MATERIAL PROVIDED:
>>>

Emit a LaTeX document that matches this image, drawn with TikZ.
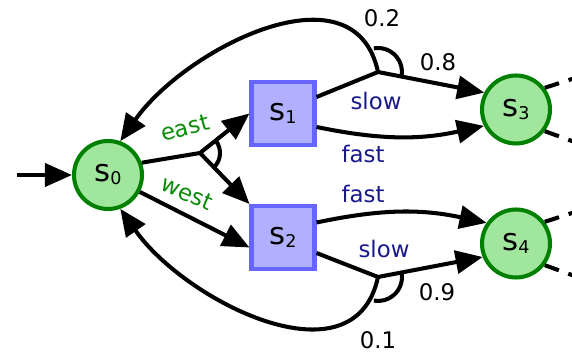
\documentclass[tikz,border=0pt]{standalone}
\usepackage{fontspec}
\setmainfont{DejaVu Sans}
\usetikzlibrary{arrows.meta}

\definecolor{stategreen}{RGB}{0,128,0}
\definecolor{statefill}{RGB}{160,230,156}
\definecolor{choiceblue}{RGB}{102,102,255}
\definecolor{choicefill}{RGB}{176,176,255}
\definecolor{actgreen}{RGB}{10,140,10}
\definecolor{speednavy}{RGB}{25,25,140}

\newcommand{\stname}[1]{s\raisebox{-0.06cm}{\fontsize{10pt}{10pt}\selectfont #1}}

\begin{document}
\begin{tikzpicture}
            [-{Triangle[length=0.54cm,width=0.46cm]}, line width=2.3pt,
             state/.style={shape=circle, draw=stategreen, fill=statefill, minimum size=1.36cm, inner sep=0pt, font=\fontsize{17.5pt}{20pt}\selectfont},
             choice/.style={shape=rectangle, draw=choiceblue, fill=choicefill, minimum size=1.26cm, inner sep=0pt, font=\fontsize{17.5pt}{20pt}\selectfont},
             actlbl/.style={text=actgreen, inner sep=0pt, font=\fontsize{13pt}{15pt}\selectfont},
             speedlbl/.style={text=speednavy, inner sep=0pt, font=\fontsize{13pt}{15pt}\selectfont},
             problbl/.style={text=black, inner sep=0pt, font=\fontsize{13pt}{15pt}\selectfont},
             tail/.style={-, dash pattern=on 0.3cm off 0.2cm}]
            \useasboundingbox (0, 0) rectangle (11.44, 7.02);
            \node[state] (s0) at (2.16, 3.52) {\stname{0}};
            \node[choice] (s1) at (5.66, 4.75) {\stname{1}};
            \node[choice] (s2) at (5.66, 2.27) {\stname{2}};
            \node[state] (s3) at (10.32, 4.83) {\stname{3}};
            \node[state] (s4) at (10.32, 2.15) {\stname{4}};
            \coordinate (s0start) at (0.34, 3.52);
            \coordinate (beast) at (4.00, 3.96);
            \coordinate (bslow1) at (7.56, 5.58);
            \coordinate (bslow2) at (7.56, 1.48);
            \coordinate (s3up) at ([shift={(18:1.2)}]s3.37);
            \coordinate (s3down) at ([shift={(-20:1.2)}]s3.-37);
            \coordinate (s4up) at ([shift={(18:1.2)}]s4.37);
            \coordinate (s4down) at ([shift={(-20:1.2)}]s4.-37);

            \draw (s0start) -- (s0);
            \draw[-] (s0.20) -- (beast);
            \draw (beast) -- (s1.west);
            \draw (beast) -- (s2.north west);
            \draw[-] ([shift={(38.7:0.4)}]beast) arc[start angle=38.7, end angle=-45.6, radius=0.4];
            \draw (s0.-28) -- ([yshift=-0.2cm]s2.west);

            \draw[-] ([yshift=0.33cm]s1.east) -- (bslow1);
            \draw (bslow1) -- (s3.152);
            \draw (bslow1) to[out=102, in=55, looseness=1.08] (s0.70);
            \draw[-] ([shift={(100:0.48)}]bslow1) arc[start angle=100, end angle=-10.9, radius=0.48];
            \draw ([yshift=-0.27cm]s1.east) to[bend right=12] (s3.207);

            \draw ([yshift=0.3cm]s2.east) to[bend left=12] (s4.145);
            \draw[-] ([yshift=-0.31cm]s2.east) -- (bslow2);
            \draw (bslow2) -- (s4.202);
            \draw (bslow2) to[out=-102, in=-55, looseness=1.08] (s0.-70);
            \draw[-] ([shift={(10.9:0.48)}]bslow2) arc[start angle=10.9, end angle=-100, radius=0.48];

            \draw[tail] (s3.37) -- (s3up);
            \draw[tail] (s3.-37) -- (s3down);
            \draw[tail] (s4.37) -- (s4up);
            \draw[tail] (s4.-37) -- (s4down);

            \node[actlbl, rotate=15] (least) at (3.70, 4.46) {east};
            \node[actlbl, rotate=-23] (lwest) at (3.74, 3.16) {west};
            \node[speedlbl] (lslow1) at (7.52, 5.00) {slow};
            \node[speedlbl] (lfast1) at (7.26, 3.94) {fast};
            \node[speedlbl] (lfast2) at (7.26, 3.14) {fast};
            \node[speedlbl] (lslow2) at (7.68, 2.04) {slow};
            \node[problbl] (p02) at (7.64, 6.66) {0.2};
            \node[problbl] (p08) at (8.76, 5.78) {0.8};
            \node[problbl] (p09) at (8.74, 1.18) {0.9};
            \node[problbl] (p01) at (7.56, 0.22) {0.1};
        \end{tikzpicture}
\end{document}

<<<

INSTRUCTIONS TO FOLLOW: Reproduce the material in its entirety and word for word, without the pictures.

CORRECT RESULT:
Emit a LaTeX document that matches this image, drawn with TikZ.
\documentclass[tikz,border=0pt]{standalone}
\usepackage{fontspec}
\setmainfont{DejaVu Sans}
\usetikzlibrary{arrows.meta}

\definecolor{stategreen}{RGB}{0,128,0}
\definecolor{statefill}{RGB}{160,230,156}
\definecolor{choiceblue}{RGB}{102,102,255}
\definecolor{choicefill}{RGB}{176,176,255}
\definecolor{actgreen}{RGB}{10,140,10}
\definecolor{speednavy}{RGB}{25,25,140}

\newcommand{\stname}[1]{s\raisebox{-0.06cm}{\fontsize{10pt}{10pt}\selectfont #1}}

\begin{document}
\begin{tikzpicture}
            [-{Triangle[length=0.54cm,width=0.46cm]}, line width=2.3pt,
             state/.style={shape=circle, draw=stategreen, fill=statefill, minimum size=1.36cm, inner sep=0pt, font=\fontsize{17.5pt}{20pt}\selectfont},
             choice/.style={shape=rectangle, draw=choiceblue, fill=choicefill, minimum size=1.26cm, inner sep=0pt, font=\fontsize{17.5pt}{20pt}\selectfont},
             actlbl/.style={text=actgreen, inner sep=0pt, font=\fontsize{13pt}{15pt}\selectfont},
             speedlbl/.style={text=speednavy, inner sep=0pt, font=\fontsize{13pt}{15pt}\selectfont},
             problbl/.style={text=black, inner sep=0pt, font=\fontsize{13pt}{15pt}\selectfont},
             tail/.style={-, dash pattern=on 0.3cm off 0.2cm}]
            \useasboundingbox (0, 0) rectangle (11.44, 7.02);
            \node[state] (s0) at (2.16, 3.52) {\stname{0}};
            \node[choice] (s1) at (5.66, 4.75) {\stname{1}};
            \node[choice] (s2) at (5.66, 2.27) {\stname{2}};
            \node[state] (s3) at (10.32, 4.83) {\stname{3}};
            \node[state] (s4) at (10.32, 2.15) {\stname{4}};
            \coordinate (s0start) at (0.34, 3.52);
            \coordinate (beast) at (4.00, 3.96);
            \coordinate (bslow1) at (7.56, 5.58);
            \coordinate (bslow2) at (7.56, 1.48);
            \coordinate (s3up) at ([shift={(18:1.2)}]s3.37);
            \coordinate (s3down) at ([shift={(-20:1.2)}]s3.-37);
            \coordinate (s4up) at ([shift={(18:1.2)}]s4.37);
            \coordinate (s4down) at ([shift={(-20:1.2)}]s4.-37);

            \draw (s0start) -- (s0);
            \draw[-] (s0.20) -- (beast);
            \draw (beast) -- (s1.west);
            \draw (beast) -- (s2.north west);
            \draw[-] ([shift={(38.7:0.4)}]beast) arc[start angle=38.7, end angle=-45.6, radius=0.4];
            \draw (s0.-28) -- ([yshift=-0.2cm]s2.west);

            \draw[-] ([yshift=0.33cm]s1.east) -- (bslow1);
            \draw (bslow1) -- (s3.152);
            \draw (bslow1) to[out=102, in=55, looseness=1.08] (s0.70);
            \draw[-] ([shift={(100:0.48)}]bslow1) arc[start angle=100, end angle=-10.9, radius=0.48];
            \draw ([yshift=-0.27cm]s1.east) to[bend right=12] (s3.207);

            \draw ([yshift=0.3cm]s2.east) to[bend left=12] (s4.145);
            \draw[-] ([yshift=-0.31cm]s2.east) -- (bslow2);
            \draw (bslow2) -- (s4.202);
            \draw (bslow2) to[out=-102, in=-55, looseness=1.08] (s0.-70);
            \draw[-] ([shift={(10.9:0.48)}]bslow2) arc[start angle=10.9, end angle=-100, radius=0.48];

            \draw[tail] (s3.37) -- (s3up);
            \draw[tail] (s3.-37) -- (s3down);
            \draw[tail] (s4.37) -- (s4up);
            \draw[tail] (s4.-37) -- (s4down);

            \node[actlbl, rotate=15] (least) at (3.70, 4.46) {east};
            \node[actlbl, rotate=-23] (lwest) at (3.74, 3.16) {west};
            \node[speedlbl] (lslow1) at (7.52, 5.00) {slow};
            \node[speedlbl] (lfast1) at (7.26, 3.94) {fast};
            \node[speedlbl] (lfast2) at (7.26, 3.14) {fast};
            \node[speedlbl] (lslow2) at (7.68, 2.04) {slow};
            \node[problbl] (p02) at (7.64, 6.66) {0.2};
            \node[problbl] (p08) at (8.76, 5.78) {0.8};
            \node[problbl] (p09) at (8.74, 1.18) {0.9};
            \node[problbl] (p01) at (7.56, 0.22) {0.1};
        \end{tikzpicture}
\end{document}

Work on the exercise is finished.